[BEGIN PROVIDED DATA]

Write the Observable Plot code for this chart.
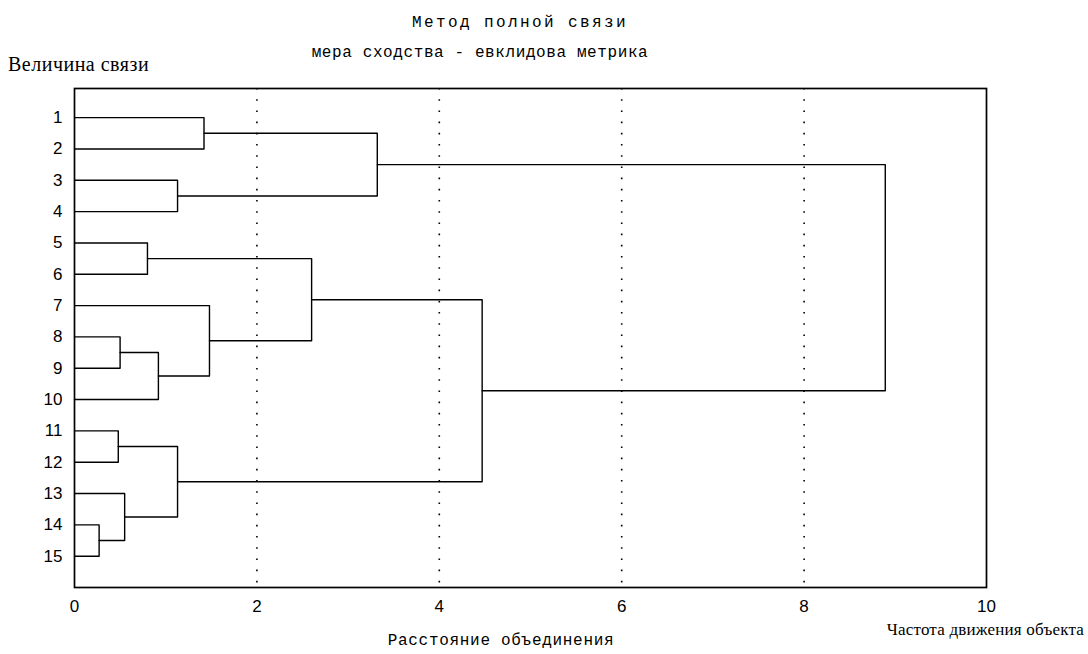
<!DOCTYPE html>
<html>
<head>
<meta charset="utf-8">
<script src="https://cdn.jsdelivr.net/npm/d3@7"></script>
<script src="https://cdn.jsdelivr.net/npm/@observablehq/plot@0.6"></script>
<style>
  html, body { margin: 0; padding: 0; background: #fff; }
  #chart { width: 1088px; height: 654px; }
</style>
</head>
<body>
<div id="chart"></div>
<script>
// Leaves (objects) listed top to bottom
const leaves = [1, 2, 3, 4, 5, 6, 7, 8, 9, 10, 11, 12, 13, 14, 15];
// Linkage steps: each joins two clusters (leaf number or "m<k>" for an earlier merge) at a distance
const mergeIds    = ["m1", "m2", "m3", "m4", "m5", "m6", "m7", "m8", "m9", "m10", "m11", "m12", "m13", "m14"];
const mergeLeft   = [8,    14,   11,   13,   5,    "m1", 3,    "m3", 1,    7,     "m5",  "m9",  "m11", "m12"];
const mergeRight  = [9,    15,   12,   "m2", 6,    10,   4,    "m4", 2,    "m6",  "m10", "m7",  "m8",  "m13"];
const mergeHeight = [0.50, 0.27, 0.48, 0.55, 0.80, 0.92, 1.13, 1.13, 1.42, 1.48,  2.60,  3.32,  4.47,  8.89];
const xTicks = [0, 2, 4, 6, 8, 10];
const gridX = [2, 4, 6, 8];

const title = "Метод полной связи";
const subtitle = "мера сходства - евклидова метрика";
const xLabel = "Расстояние объединения";
const yTitle = "Величина связи";
const xNote = "Частота движения объекта";

// Build dendrogram "U" shapes from the linkage
const nodes = new Map();
leaves.forEach((l, i) => nodes.set(l, {h: 0, y: i + 1}));
const segs = [];
mergeIds.forEach((id, k) => {
  const a = nodes.get(mergeLeft[k]), b = nodes.get(mergeRight[k]);
  const h = mergeHeight[k];
  segs.push({id, h: a.h, y: a.y});
  segs.push({id, h: h, y: a.y});
  segs.push({id, h: h, y: b.y});
  segs.push({id, h: b.h, y: b.y});
  nodes.set(id, {h, y: (a.y + b.y) / 2});
});

const plot = Plot.plot({
  width: 1088,
  height: 654,
  marginLeft: 74,
  marginRight: 102,
  marginTop: 88,
  marginBottom: 67,
  style: {fontFamily: "'Liberation Sans', Arial, sans-serif", fontSize: "17px", color: "#000", background: "#fff"},
  x: {domain: [0, 10]},
  y: {domain: [0.07, 16], reverse: true},
  marks: [
    Plot.ruleX(gridX, {stroke: "#000", strokeWidth: 1.6, strokeDasharray: "1.6,9.6"}),
    Plot.line(segs, {x: "h", y: "y", z: "id", stroke: "#000", strokeWidth: 1.4}),
    Plot.frame({stroke: "#000", strokeWidth: 1.7}),
    Plot.axisX({ticks: xTicks, tickSize: 0, tickPadding: 12, tickFormat: d => d, label: null, fontSize: 17}),
    Plot.axisY({ticks: leaves, tickSize: 0, tickPadding: 12, tickFormat: d => d, label: null, fontSize: 17})
  ]
});
document.getElementById("chart").appendChild(plot);

// Titles and notes, placed at baselines
const svg = d3.select(plot);
const mono = "'Liberation Mono', 'DejaVu Sans Mono', monospace";
const serif = "'Liberation Serif', 'DejaVu Serif', serif";
function addText(txt, x, y, anchor, family, size, spacing) {
  svg.append("text").text(txt)
    .attr("x", x).attr("y", y)
    .attr("text-anchor", anchor)
    .attr("font-family", family)
    .attr("font-size", size)
    .attr("letter-spacing", spacing)
    .attr("fill", "#000");
}
addText(title, 520, 27, "middle", mono, 16, 2.4);
addText(subtitle, 480, 57, "middle", mono, 16, 0.6);
addText(xLabel, 501, 645, "middle", mono, 16, 0.7);
addText(yTitle, 8, 71, "start", serif, 20, 0.5);
addText(xNote, 1084, 635, "end", serif, 17, 0.2);
</script>
</body>
</html>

[END PROVIDED DATA]

SHORT TASK:
Go through the listing above and write it out again exactly, dropping the pictures.

THE COMPLETED TASK:
Write the Observable Plot code for this chart.
<!DOCTYPE html>
<html>
<head>
<meta charset="utf-8">
<script src="https://cdn.jsdelivr.net/npm/d3@7"></script>
<script src="https://cdn.jsdelivr.net/npm/@observablehq/plot@0.6"></script>
<style>
  html, body { margin: 0; padding: 0; background: #fff; }
  #chart { width: 1088px; height: 654px; }
</style>
</head>
<body>
<div id="chart"></div>
<script>
// Leaves (objects) listed top to bottom
const leaves = [1, 2, 3, 4, 5, 6, 7, 8, 9, 10, 11, 12, 13, 14, 15];
// Linkage steps: each joins two clusters (leaf number or "m<k>" for an earlier merge) at a distance
const mergeIds    = ["m1", "m2", "m3", "m4", "m5", "m6", "m7", "m8", "m9", "m10", "m11", "m12", "m13", "m14"];
const mergeLeft   = [8,    14,   11,   13,   5,    "m1", 3,    "m3", 1,    7,     "m5",  "m9",  "m11", "m12"];
const mergeRight  = [9,    15,   12,   "m2", 6,    10,   4,    "m4", 2,    "m6",  "m10", "m7",  "m8",  "m13"];
const mergeHeight = [0.50, 0.27, 0.48, 0.55, 0.80, 0.92, 1.13, 1.13, 1.42, 1.48,  2.60,  3.32,  4.47,  8.89];
const xTicks = [0, 2, 4, 6, 8, 10];
const gridX = [2, 4, 6, 8];

const title = "Метод полной связи";
const subtitle = "мера сходства - евклидова метрика";
const xLabel = "Расстояние объединения";
const yTitle = "Величина связи";
const xNote = "Частота движения объекта";

// Build dendrogram "U" shapes from the linkage
const nodes = new Map();
leaves.forEach((l, i) => nodes.set(l, {h: 0, y: i + 1}));
const segs = [];
mergeIds.forEach((id, k) => {
  const a = nodes.get(mergeLeft[k]), b = nodes.get(mergeRight[k]);
  const h = mergeHeight[k];
  segs.push({id, h: a.h, y: a.y});
  segs.push({id, h: h, y: a.y});
  segs.push({id, h: h, y: b.y});
  segs.push({id, h: b.h, y: b.y});
  nodes.set(id, {h, y: (a.y + b.y) / 2});
});

const plot = Plot.plot({
  width: 1088,
  height: 654,
  marginLeft: 74,
  marginRight: 102,
  marginTop: 88,
  marginBottom: 67,
  style: {fontFamily: "'Liberation Sans', Arial, sans-serif", fontSize: "17px", color: "#000", background: "#fff"},
  x: {domain: [0, 10]},
  y: {domain: [0.07, 16], reverse: true},
  marks: [
    Plot.ruleX(gridX, {stroke: "#000", strokeWidth: 1.6, strokeDasharray: "1.6,9.6"}),
    Plot.line(segs, {x: "h", y: "y", z: "id", stroke: "#000", strokeWidth: 1.4}),
    Plot.frame({stroke: "#000", strokeWidth: 1.7}),
    Plot.axisX({ticks: xTicks, tickSize: 0, tickPadding: 12, tickFormat: d => d, label: null, fontSize: 17}),
    Plot.axisY({ticks: leaves, tickSize: 0, tickPadding: 12, tickFormat: d => d, label: null, fontSize: 17})
  ]
});
document.getElementById("chart").appendChild(plot);

// Titles and notes, placed at baselines
const svg = d3.select(plot);
const mono = "'Liberation Mono', 'DejaVu Sans Mono', monospace";
const serif = "'Liberation Serif', 'DejaVu Serif', serif";
function addText(txt, x, y, anchor, family, size, spacing) {
  svg.append("text").text(txt)
    .attr("x", x).attr("y", y)
    .attr("text-anchor", anchor)
    .attr("font-family", family)
    .attr("font-size", size)
    .attr("letter-spacing", spacing)
    .attr("fill", "#000");
}
addText(title, 520, 27, "middle", mono, 16, 2.4);
addText(subtitle, 480, 57, "middle", mono, 16, 0.6);
addText(xLabel, 501, 645, "middle", mono, 16, 0.7);
addText(yTitle, 8, 71, "start", serif, 20, 0.5);
addText(xNote, 1084, 635, "end", serif, 17, 0.2);
</script>
</body>
</html>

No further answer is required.